Saving a score has gotten more complicated. However, writes often aren't the bottleneck. In this case, the complexity only happens when the score is a personal best. The rest of the time, it's the same code. If we wanted to, we could further optimize the code by having Paul know who has him as a friend.

To The Purists

Purists might not like this. But to me, this is more than about being pragmatic. For our system, this denormalized representation of a score is the correct one, because it's what a score actually is. In the real world, data is duplicated.
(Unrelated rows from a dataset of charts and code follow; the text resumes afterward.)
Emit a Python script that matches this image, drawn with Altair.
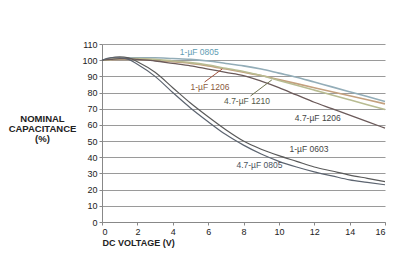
import altair as alt
import pandas as pd

# DC bias curves: capacitance (% of nominal) vs DC voltage
volts = [0, 0.5, 1, 1.5, 2, 3, 4, 5, 6, 7, 8, 9, 10, 11, 12, 13, 14, 15, 16]

c_1u_0805 = [100, 100.5, 101, 101.5, 101.5, 101.5, 101, 100.5, 99.5, 98, 96.5, 94.5, 92, 89.5, 86.5, 83.5, 80.5, 77.5, 74.5]
c_1u_1206 = [100, 100.3, 100.5, 100.5, 100.5, 100, 99, 98, 96.5, 94.5, 92.5, 90.5, 88, 85.5, 83, 80.5, 78, 75.5, 73]
c_47u_1210 = [100, 100.5, 101, 101, 101, 100.5, 99.5, 98.5, 97, 95, 93, 90.5, 87.5, 84.5, 81.5, 78.5, 75.5, 72.5, 69.5]
c_47u_1206 = [100, 100.5, 101, 101, 100.5, 99.5, 98, 96.5, 94.5, 92.5, 90.5, 87, 83, 78.5, 74, 70, 66, 62, 58]
c_1u_0603 = [100, 101.5, 102, 101.5, 99, 92.5, 83, 73.5, 65, 57, 50, 45, 41, 37.5, 34, 31.5, 29, 27, 25]
c_47u_0805 = [100, 101.5, 101.5, 100.5, 97.5, 90, 80, 70.5, 62, 54, 47.5, 42, 37.5, 34, 31, 28.5, 26, 24.5, 23]

series = [
    ("1-µF 0805", c_1u_0805, "#93adb8", 1.6),
    ("1-µF 1206", c_1u_1206, "#c4a07e", 1.6),
    ("4.7-µF 1210", c_47u_1210, "#b8bc92", 1.6),
    ("4.7-µF 1206", c_47u_1206, "#6b5a5a", 1.3),
    ("1-µF 0603", c_1u_0603, "#5a5a5a", 1.2),
    ("4.7-µF 0805", c_47u_0805, "#5c6470", 1.2),
]

# Curve labels: text, start voltage, value, colour
label_text = ["1-µF 0805", "1-µF 1206", "4.7-µF 1210", "4.7-µF 1206", "1-µF 0603", "4.7-µF 0805"]
label_v = [4.4, 5.0, 6.9, 10.9, 10.6, 7.6]
label_c = [105, 83.5, 75, 64, 45, 35]
label_color = ["#5f9db3", "#8a5a3e", "#555a48", "#444444", "#444444", "#4a5360"]

# Leader lines from labels to their curves
lead_v = [5.8, 8.4]
lead_c = [86.5, 77.9]
lead_v2 = [6.8, 9.6]
lead_c2 = [94.6, 87.8]
lead_color = ["#a0503a", "#6f7450"]

x_ticks = [0, 2, 4, 6, 8, 10, 12, 14, 16]
y_ticks = [0, 10, 20, 30, 40, 50, 60, 70, 80, 90, 100, 110]

x_scale = alt.Scale(domain=[0, 16], nice=False)
y_scale = alt.Scale(domain=[0, 110], nice=False)

x_axis = alt.Axis(
    values=x_ticks, grid=False, tickSize=3, tickColor="#888",
    domainColor="#888", labelFont="Liberation Sans", labelFontSize=9,
    labelColor="#222", labelPadding=2, labelOverlap=False,
    title="DC VOLTAGE (V)", titleFont="Liberation Sans", titleFontSize=9,
    titleFontWeight="bold", titleColor="#222", titleAnchor="start",
    titleAlign="left", titleX=0, titleY=23, titleBaseline="alphabetic",
)
y_axis = alt.Axis(
    values=y_ticks, grid=True, gridColor="#9a9a9a",
    gridWidth=1.1, tickSize=3, tickColor="#888", domainColor="#888",
    labelFont="Liberation Sans", labelFontSize=9, labelColor="#222",
    labelPadding=2, labelOverlap=False,
    title=["NOMINAL", "CAPACITANCE", "(%)"], titleFont="Liberation Sans",
    titleFontSize=9.5, titleFontWeight="bold", titleColor="#222",
    titleAngle=0, titleAlign="center", titleX=-60, titleY=77,
    titleBaseline="alphabetic", titleLineHeight=10,
)

X = lambda f: alt.X(f, scale=x_scale, axis=x_axis)
Y = lambda f: alt.Y(f, scale=y_scale, axis=y_axis)

layers = []
for name, vals, color, w in series:
    sub = pd.DataFrame({"v": volts, "c": vals})
    layers.append(
        alt.Chart(sub).mark_line(color=color, strokeWidth=w, interpolate="monotone").encode(
            x=X("v:Q"), y=Y("c:Q")
        )
    )

lead_df = pd.DataFrame({"v": lead_v, "c": lead_c, "v2": lead_v2, "c2": lead_c2, "col": lead_color})
layers.append(
    alt.Chart(lead_df).mark_rule(strokeWidth=1).encode(
        x=X("v:Q"), y=Y("c:Q"), x2="v2:Q", y2="c2:Q",
        color=alt.Color("col:N", scale=None),
    )
)

lab_df = pd.DataFrame({"t": label_text, "v": label_v, "c": label_c, "col": label_color})
layers.append(
    alt.Chart(lab_df).mark_text(
        align="left", baseline="middle", font="Liberation Sans", fontSize=8.5
    ).encode(
        x=X("v:Q"), y=Y("c:Q"),
        text="t:N", color=alt.Color("col:N", scale=None),
    )
)

chart = alt.layer(*layers).properties(
    width=283, height=178,
    autosize=alt.AutoSizeParams(type="none"),
    padding={"left": 102, "top": 44, "right": 16, "bottom": 37},
    background="white",
).configure_view(stroke=None)

chart.save("out.html", embed_options={"renderer": "svg", "actions": False})
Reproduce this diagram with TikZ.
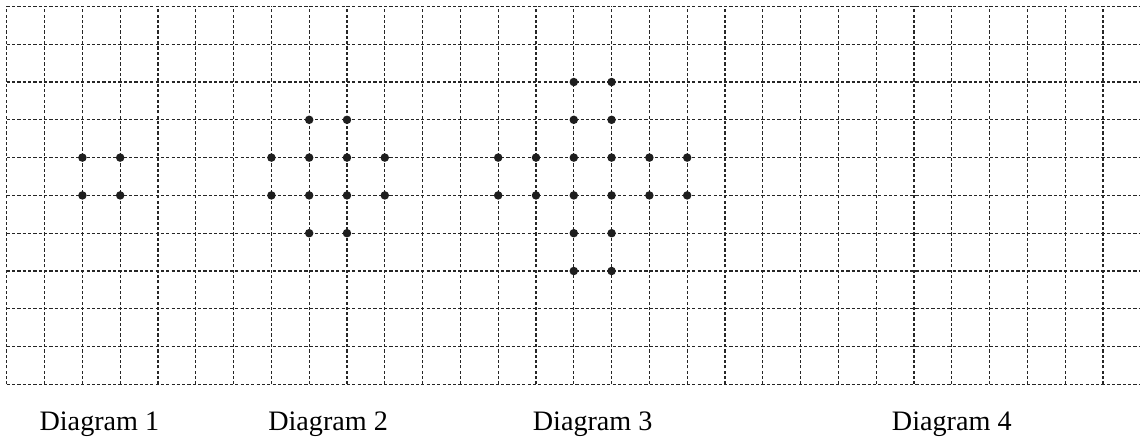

And while duplicate date does have a cost associated with it, it also has a lot of advantages.

Conclusion

If a read query is slow, and you've done what you can with indexes, then the solution may be to push some of the work onto inserts, updates or a background task. If you have difficulty visualizing it, think of it first in terms of an ideal query, then the structure which would satisfy the query, and finally how to maintain that structure.

This approach can be abused. But more often than not, people are not, whatsoever, thinking about the problem from this perspective.

When a query is slow, don't only ask how can I make this faster? Ask how can I make this simpler? If another part must pay a price, at least that's an option for you to consider.